After researchers accounted for collecting data from the same patient multiple times, they found that women who underwent CPM had higher levels of cancer distress (p = 0.03) and more body image concerns (p < 0.01) than women who did not undergo CPM. There was no statistically significant difference between groups for satisfaction with treatment decision.
Compared with women who did not undergo CPM, women who underwent CPM had
- Significantly higher cancer distress before surgery (p = 0.04) and 6 months (p = 0.03) and 12 months (p = 0.01) after surgery
- Significantly higher cancer worry before surgery (p < 0.01) but lower cancer worry 1 month after surgery (p < 0.01); no significant differences were observed 6 months and 12 months after surgery
- Significantly more body image concerns before surgery (p < 0.01) and 1 month (p < 0.001), 6 months (p < 0.001), and 12 months (p < 0.001) after surgery.
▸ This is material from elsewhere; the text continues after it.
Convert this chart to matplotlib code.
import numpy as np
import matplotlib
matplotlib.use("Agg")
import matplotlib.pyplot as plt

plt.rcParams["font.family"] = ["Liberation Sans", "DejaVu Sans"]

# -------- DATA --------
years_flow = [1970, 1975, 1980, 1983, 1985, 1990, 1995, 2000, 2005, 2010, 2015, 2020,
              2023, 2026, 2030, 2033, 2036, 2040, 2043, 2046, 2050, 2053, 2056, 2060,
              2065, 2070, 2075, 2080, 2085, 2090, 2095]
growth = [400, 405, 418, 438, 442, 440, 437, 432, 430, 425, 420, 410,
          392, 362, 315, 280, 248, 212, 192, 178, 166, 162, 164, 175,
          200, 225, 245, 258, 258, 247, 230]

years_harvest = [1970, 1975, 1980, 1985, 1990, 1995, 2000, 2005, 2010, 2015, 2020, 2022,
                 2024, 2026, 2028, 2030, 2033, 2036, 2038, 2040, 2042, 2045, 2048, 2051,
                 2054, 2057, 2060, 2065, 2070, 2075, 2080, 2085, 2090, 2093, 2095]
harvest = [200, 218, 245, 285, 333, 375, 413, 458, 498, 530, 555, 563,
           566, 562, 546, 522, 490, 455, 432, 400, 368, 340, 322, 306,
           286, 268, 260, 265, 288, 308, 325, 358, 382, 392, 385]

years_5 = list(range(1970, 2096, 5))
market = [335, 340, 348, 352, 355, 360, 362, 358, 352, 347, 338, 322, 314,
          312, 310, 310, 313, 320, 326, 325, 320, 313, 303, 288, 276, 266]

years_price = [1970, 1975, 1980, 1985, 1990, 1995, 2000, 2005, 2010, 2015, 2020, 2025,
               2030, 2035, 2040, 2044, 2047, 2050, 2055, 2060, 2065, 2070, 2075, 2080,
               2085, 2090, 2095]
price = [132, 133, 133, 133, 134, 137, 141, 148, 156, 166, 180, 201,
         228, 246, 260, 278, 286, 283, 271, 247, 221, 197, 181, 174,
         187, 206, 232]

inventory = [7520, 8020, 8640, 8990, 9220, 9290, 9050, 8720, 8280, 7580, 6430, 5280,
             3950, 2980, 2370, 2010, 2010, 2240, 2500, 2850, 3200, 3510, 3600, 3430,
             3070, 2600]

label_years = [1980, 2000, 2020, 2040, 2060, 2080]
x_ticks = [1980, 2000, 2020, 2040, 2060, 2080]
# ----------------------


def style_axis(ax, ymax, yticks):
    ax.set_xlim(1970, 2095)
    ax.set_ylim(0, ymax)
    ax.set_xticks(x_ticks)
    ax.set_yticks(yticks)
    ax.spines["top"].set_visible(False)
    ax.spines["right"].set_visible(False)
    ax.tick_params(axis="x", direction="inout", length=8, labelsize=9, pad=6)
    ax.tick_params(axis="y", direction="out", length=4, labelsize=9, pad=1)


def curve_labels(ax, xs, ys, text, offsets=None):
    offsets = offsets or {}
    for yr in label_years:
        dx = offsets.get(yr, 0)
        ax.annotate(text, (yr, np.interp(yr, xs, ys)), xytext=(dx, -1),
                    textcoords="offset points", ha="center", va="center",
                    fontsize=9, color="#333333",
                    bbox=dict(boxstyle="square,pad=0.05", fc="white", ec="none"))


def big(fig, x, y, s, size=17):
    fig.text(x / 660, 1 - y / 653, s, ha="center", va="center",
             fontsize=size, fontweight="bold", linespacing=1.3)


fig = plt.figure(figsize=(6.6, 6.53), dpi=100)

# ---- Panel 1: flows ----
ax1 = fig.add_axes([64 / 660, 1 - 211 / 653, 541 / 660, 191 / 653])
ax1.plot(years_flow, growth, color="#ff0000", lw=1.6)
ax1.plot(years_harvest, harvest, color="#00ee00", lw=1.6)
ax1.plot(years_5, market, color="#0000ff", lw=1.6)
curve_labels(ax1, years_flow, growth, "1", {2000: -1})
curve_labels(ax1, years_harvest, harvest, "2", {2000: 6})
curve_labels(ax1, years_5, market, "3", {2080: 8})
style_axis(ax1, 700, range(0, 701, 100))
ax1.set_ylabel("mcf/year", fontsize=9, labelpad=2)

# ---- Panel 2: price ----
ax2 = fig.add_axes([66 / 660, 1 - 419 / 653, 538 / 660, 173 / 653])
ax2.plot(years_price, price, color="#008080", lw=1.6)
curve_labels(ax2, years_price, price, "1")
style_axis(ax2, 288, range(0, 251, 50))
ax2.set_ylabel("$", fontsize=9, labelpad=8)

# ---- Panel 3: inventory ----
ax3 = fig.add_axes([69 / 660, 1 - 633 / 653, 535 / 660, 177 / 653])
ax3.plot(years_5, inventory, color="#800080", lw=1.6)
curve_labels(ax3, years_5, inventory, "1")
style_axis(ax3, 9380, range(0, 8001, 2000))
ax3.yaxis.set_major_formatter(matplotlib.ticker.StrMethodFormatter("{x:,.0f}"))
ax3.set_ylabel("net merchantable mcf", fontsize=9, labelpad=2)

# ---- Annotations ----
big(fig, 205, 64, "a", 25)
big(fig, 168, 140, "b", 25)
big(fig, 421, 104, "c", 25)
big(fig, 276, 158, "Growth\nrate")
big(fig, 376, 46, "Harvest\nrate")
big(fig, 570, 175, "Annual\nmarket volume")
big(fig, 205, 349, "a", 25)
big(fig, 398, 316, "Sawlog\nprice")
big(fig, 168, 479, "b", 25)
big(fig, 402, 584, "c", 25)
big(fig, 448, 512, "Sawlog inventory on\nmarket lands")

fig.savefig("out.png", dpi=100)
- Significantly lower quality of life 1 month (p < 0.01), 6 months (p = 0.05), and 12 months (p = 0.01) after surgery; no difference was observed before surgery
When interviewed, all women identified dealing with uncertainty, cancer worry, and concerns about recurrence as reasons for their treatment choice. Although study participants knew they had a low risk of developing new DCIS or breast cancer regardless of treatment choice, the women who chose CPM felt that their choice gave them peace of mind.
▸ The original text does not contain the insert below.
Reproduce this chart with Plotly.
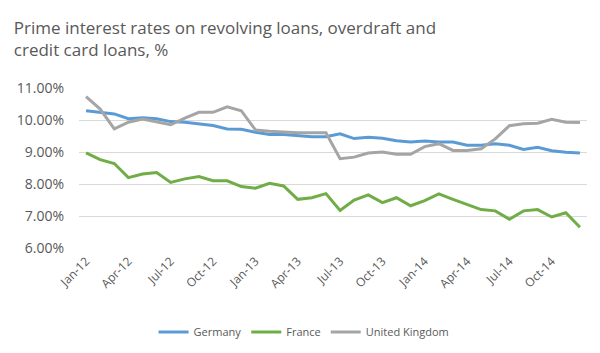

According to the decision model, women aged 40 years who had estrogen receptor-negative, stage I breast cancer and a first-degree relative with breast cancer tended to have a positive benefit with CPM based on estimated quality-adjusted life years. CPM had a minimal effect on estimated overall survival and a minimal or unfavorable effect on estimated quality-adjusted life years for women aged 50 years or older regardless of breast cancer stage or family history of breast cancer.
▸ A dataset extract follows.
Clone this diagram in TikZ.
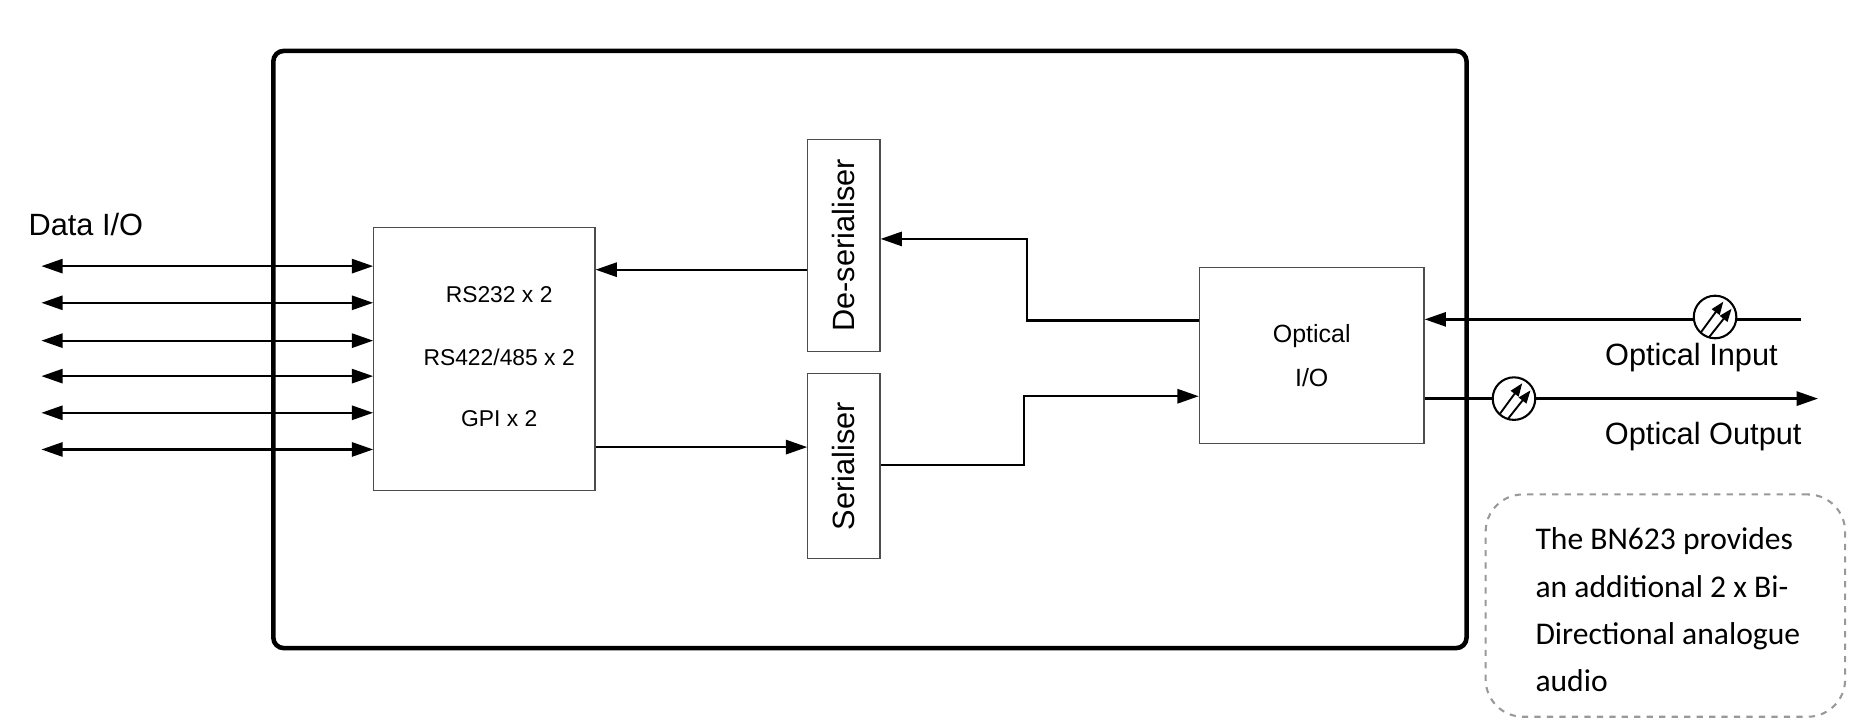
\documentclass[tikz,border=0pt]{standalone}
\usepackage{fontspec}
\setmainfont{Liberation Sans}
\newfontfamily\notefont{Carlito}
\usetikzlibrary{arrows.meta,calc}

\begin{document}
\begin{tikzpicture}[x=0.02cm, y=-0.02cm,
  every node/.style={font=\fontsize{14.8}{18}\selectfont},
  inner/.style={font=\fontsize{11}{14}\selectfont},
  blk/.style={draw=black!70, line width=0.6pt, inner sep=0pt},
  sig/.style={line width=1.1pt, -{Triangle[length=3.6mm,width=2.4mm]}},
  bidir/.style={line width=1.1pt, {Triangle[length=3.6mm,width=2.4mm]}-{Triangle[length=3.6mm,width=2.4mm]}},
  optsym/.style={draw, line width=1pt, circle, minimum size=0.72cm, inner sep=0pt, fill=white}
]
\useasboundingbox (0,0) rectangle (1570,615);
% frame
\node[draw, line width=2.2pt, rounded corners=5pt, minimum width=20.18cm, minimum height=10.1cm] (unit) at (735.5,295.5) {};
% blocks
\node[blk, minimum width=3.74cm, minimum height=4.46cm] (rs) at (409.5,303.5) {};
\node[inner] at (422,249) {RS232 x 2};
\node[inner] at (422,302) {RS422/485 x 2};
\node[inner] at (422,354) {GPI x 2};
\node[blk, minimum width=1.22cm, minimum height=3.58cm] (deser) at (713.5,207.5) {};
\node[rotate=90] at (deser.center) {De-serialiser};
\node[blk, minimum width=1.22cm, minimum height=3.12cm] (ser) at (713.5,394) {};
\node[rotate=90] at (ser.center) {Serialiser};
\node[blk, minimum width=3.8cm, minimum height=2.98cm, align=center, font=\fontsize{12}{15}\selectfont] (opt) at (1109,300.5) {Optical\\[6pt]I/O};
% data lines
\node[anchor=west] (dlabel) at (18,190) {Data I/O};
\foreach \y [count=\i] in {225,256,288,318,349,380} {
  \coordinate (d\i) at (35,\y);
  \draw[bidir] (d\i) -- (d\i -| rs.west);
}
% internal paths
\draw[sig] (deser.west |- 0,228) -- (rs.east |- 0,228);
\draw[sig] (rs.east |- 0,378) -- (ser.west |- 0,378);
\draw[sig] (opt.west |- 0,271) -- (868,271) -- (868,202) -- (deser.east |- 0,202);
\draw[sig] (ser.east |- 0,393) -- (866,393) -- (866,335) -- (opt.west |- 0,335);
% optical ports
\coordinate (inend) at (1523,270);
\coordinate (outend) at (1537,337);
\draw[sig] (inend) -- (opt.east |- inend);
\draw[sig] (opt.east |- outend) -- (outend);
\foreach \n/\x/\y in {symin/1450/268, symout/1280/337} {
  \node[optsym] (\n) at (\x,\y) {};
  \draw[line width=0.9pt, -{Triangle[length=2.2mm,width=1.6mm]}] ($(\n)+(-12,13)$) -- ($(\n)+(7,-13)$);
  \draw[line width=0.9pt, -{Triangle[length=2.2mm,width=1.6mm]}] ($(\n)+(-5,17)$) -- ($(\n)+(14,-7)$);
}
\node (inlabel) at (1430,302) {Optical Input};
\node (outlabel) at (1440,369) {Optical Output};
% note
\node[draw=black!40, dashed, line width=1pt, rounded corners=18pt, minimum width=6.08cm, minimum height=3.76cm] (note) at (1408,512) {};
\node[anchor=north west, align=left, font=\notefont\fontsize{15.2}{22.8}\selectfont] at (1292,440) {The BN623 provides\\an additional 2 x Bi-\\Directional analogue\\audio};
\end{tikzpicture}
\end{document}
At each time point, approximately 20 percent of participants did not complete questionnaires. Results may have been different if the participants who did not complete questionnaires at every time point had different psychosocial experiences than those who completed all the questionnaires. The study was conducted in one large US city; results may differ in other areas. The academic center and the community center used different recruitment strategies, which may have affected the study sample and the study outcomes. The academic center recruited patients after diagnosis but before surgical consultation, while the community center recruited patients after both diagnosis and surgical consultation. Because the demographics of physicians participating in the study were similar, the researchers could not identify any physician-level factors that affected patients’ psychosocial outcomes. There were baseline differences in psychosocial variables between women who underwent CPM and those who did not; thus, causal inferences from the results of this study require caution.
Conclusions and Relevance
Women with nonhereditary unilateral DCIS or breast cancer who underwent CPM had less cancer worry one month after surgery compared with women who did not undergo CPM. Their body image concerns were no worse than those of women who did not have CPM. However, they had lower quality of life, and cancer distress was no better than that of women who did not have CPM. The computer model predicted that patients who underwent CPM were unlikely to survive longer than those who underwent a different treatment. Understanding the psychosocial impact and long-term survival outcomes of treatment strategies for unilateral DCIS or breast cancer may help physicians and patients engage in shared decision making.
Future Research Needs
Future research could investigate whether using conceptual or theoretical models might further illustrate how CPM affects patients’ psychosocial adjustment. Research could also provide information about how to use these findings in decision making.